COVID-19 has created an environment rooted in fear. Worrying about getting sick, losing a loved one, or being unable to save a patient's life has become a daily fixture.
One of my co-residents, who is also a close friend, recently started to have symptoms. Initially they seemed to be manageable, but after a positive test result, they got much worse. Seeing him and others struggle with quarantine and their worsening clinical condition gave me a different perspective on the pandemic. As always, I never hesitated to support my friends while they continued to recuperate.
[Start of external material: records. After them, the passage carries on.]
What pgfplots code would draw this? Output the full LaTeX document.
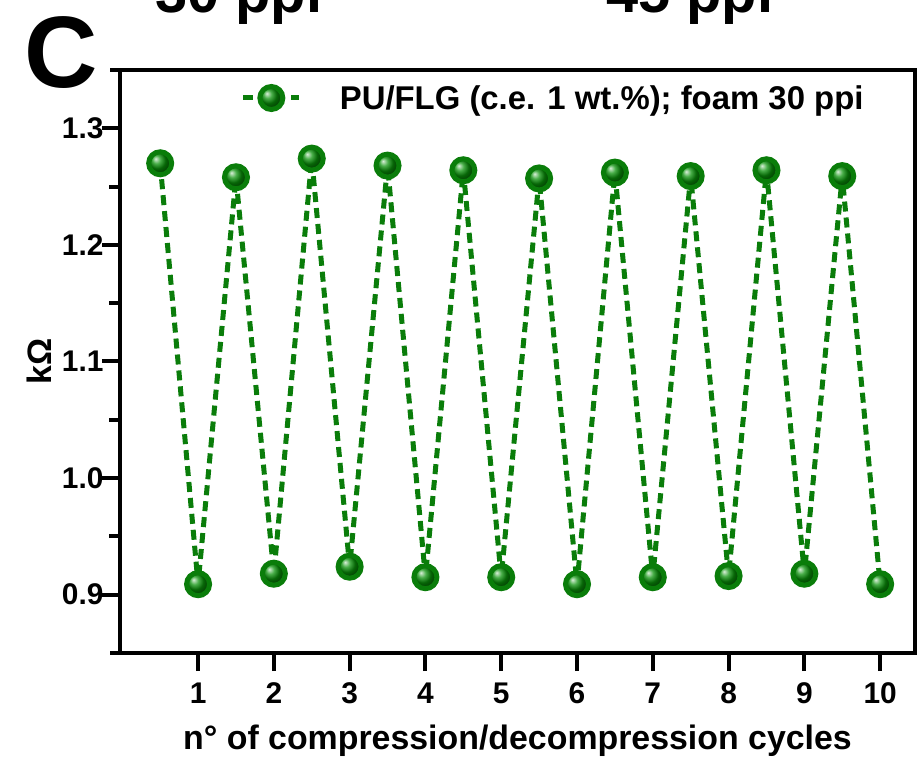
\documentclass[border=0pt]{standalone}
\usepackage{pgfplots}
\pgfplotsset{compat=1.18}
\usepackage{fontspec}
\setmainfont{Liberation Sans}
\usetikzlibrary{shadings}
\definecolor{lgreen}{RGB}{10,125,10}
\begin{document}
\begin{tikzpicture}
\useasboundingbox (0bp,0bp) rectangle (917bp,762bp);
\node[anchor=base west,font=\fontsize{58}{60}\selectfont\bfseries,inner sep=0] at (155bp,749bp) {30 ppi};
\node[anchor=base west,font=\fontsize{58}{60}\selectfont\bfseries,inner sep=0] at (606bp,749bp) {45 ppi};
\node[anchor=center,font=\fontsize{102}{106}\selectfont\bfseries,inner sep=0] at (61bp,709bp) {C};
\begin{axis}[
  at={(120bp,109bp)}, anchor=south west,
  scale only axis, width=795bp, height=583bp,
  xmin=-0.03, xmax=10.46, ymin=0.85, ymax=1.35,
  axis x line*=bottom, axis y line*=left,
  axis line style={line width=4.5bp, -},
  xtick={1,...,10}, ytick={0.9,1.0,1.1,1.2,1.3},
  minor ytick={0.95,1.05,1.15,1.25},
  tick align=outside,
  major tick length=18bp, minor tick length=11bp,
  tick style={line width=4bp, black},
  yticklabel style={xshift=5bp, /pgf/number format/.cd, fixed, fixed zerofill, precision=1},
  /pgf/number format/assume math mode=true,
  tick label style={font=\fontsize{30}{32}\selectfont\bfseries},
  xticklabel style={yshift=-8bp},
  xlabel={n° of compression/decompression cycles},
  ylabel={kΩ},
  xlabel style={font=\fontsize{34}{36}\selectfont\bfseries, yshift=-14bp},
  ylabel style={font=\fontsize{34}{36}\selectfont\bfseries, yshift=4bp},
  legend style={at={(0.148,0.952)}, anchor=west, draw=none, fill=none,
    font=\fontsize{33}{35}\selectfont\bfseries},
  legend image code/.code={\draw[#1, mark repeat=2, mark phase=2] plot coordinates {(0bp,0bp)(28bp,0bp)(56bp,0bp)}; \path (92bp,0bp);},
  clip=false,
]
\draw[line width=4.5bp] (rel axis cs:-0.012,1) -- (rel axis cs:1,1) -- (rel axis cs:1,0) -- (rel axis cs:-0.012,0);
\addplot[lgreen, line width=5bp, dash pattern=on 10bp off 6bp,
  mark=ball, mark size=11.5bp, mark options={solid, ball color=lgreen!85!green}]
  coordinates {
  (0.5,1.270) (1,0.909) (1.5,1.258) (2,0.918) (2.5,1.274) (3,0.924)
  (3.5,1.268) (4,0.915) (4.5,1.264) (5,0.915) (5.5,1.257) (6,0.909)
  (6.5,1.262) (7,0.915) (7.5,1.259) (8,0.916) (8.5,1.264) (9,0.918)
  (9.5,1.259) (10,0.909)
  };
\addlegendentry{PU/FLG (c.e. 1 wt.\%); foam 30 ppi}
\end{axis}
\end{tikzpicture}
\end{document}
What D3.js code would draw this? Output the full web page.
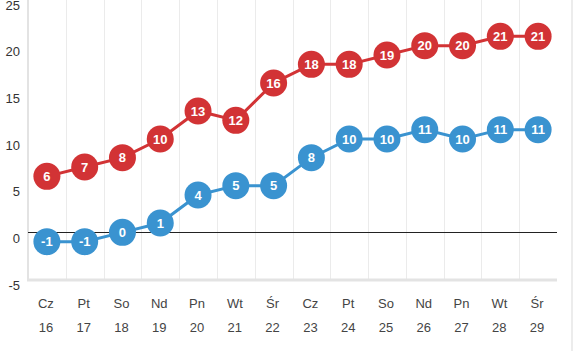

Two days later, I myself woke up with some mild head congestion. I went to work, putting it off as seasonal allergies, which I'm sure many of those reading this would have as well. As the day progressed, I noticed I was experiencing increasing fatigue. Then at lunch, I noticed that I could not taste as well. “Do I have it?” I kept asking myself. “If so, should I tell anyone?” For the sake of the greater good, I told my superior, who graciously told me to get tested and quarantine myself. As I was leaving the building that day, I made a greater effort to stay away from others so as not to infect them, but for the first time I also felt ashamed, as if I had failed everyone around me.
As I anxiously waited in isolation for the next 48 hours for the result, I hid what I was going through when I talked to my family. I did not want to bother them until I could tell them for sure. I did not want them to worry unnecessarily, and I knew that their unlimited affection for me would only create undue concern. It was not easy to lie to them, but I had to, just make sure to avoid hurting them more. Fortunately, I tested negative, and I returned to work immediately after I found out my result.
While this pandemic has been universally challenging, it has forced us to face our fears with persistent diligence and dedication not only to our patients, but to ourselves. I have seen firsthand many negative tests that ultimately proved to be incorrect, giving credence to the notion that some of us are propagating the virus when we should be quarantining. The fear we have in returning to work, due to lingering symptoms and the potential stigma from peers and patients, can be overwhelming.
Instead of ignoring this fear, we should finally accept it and address it. If we continue to remain in the dark, the fear of stigmatization will only worsen the fear of death and failure at the hands of this pandemic.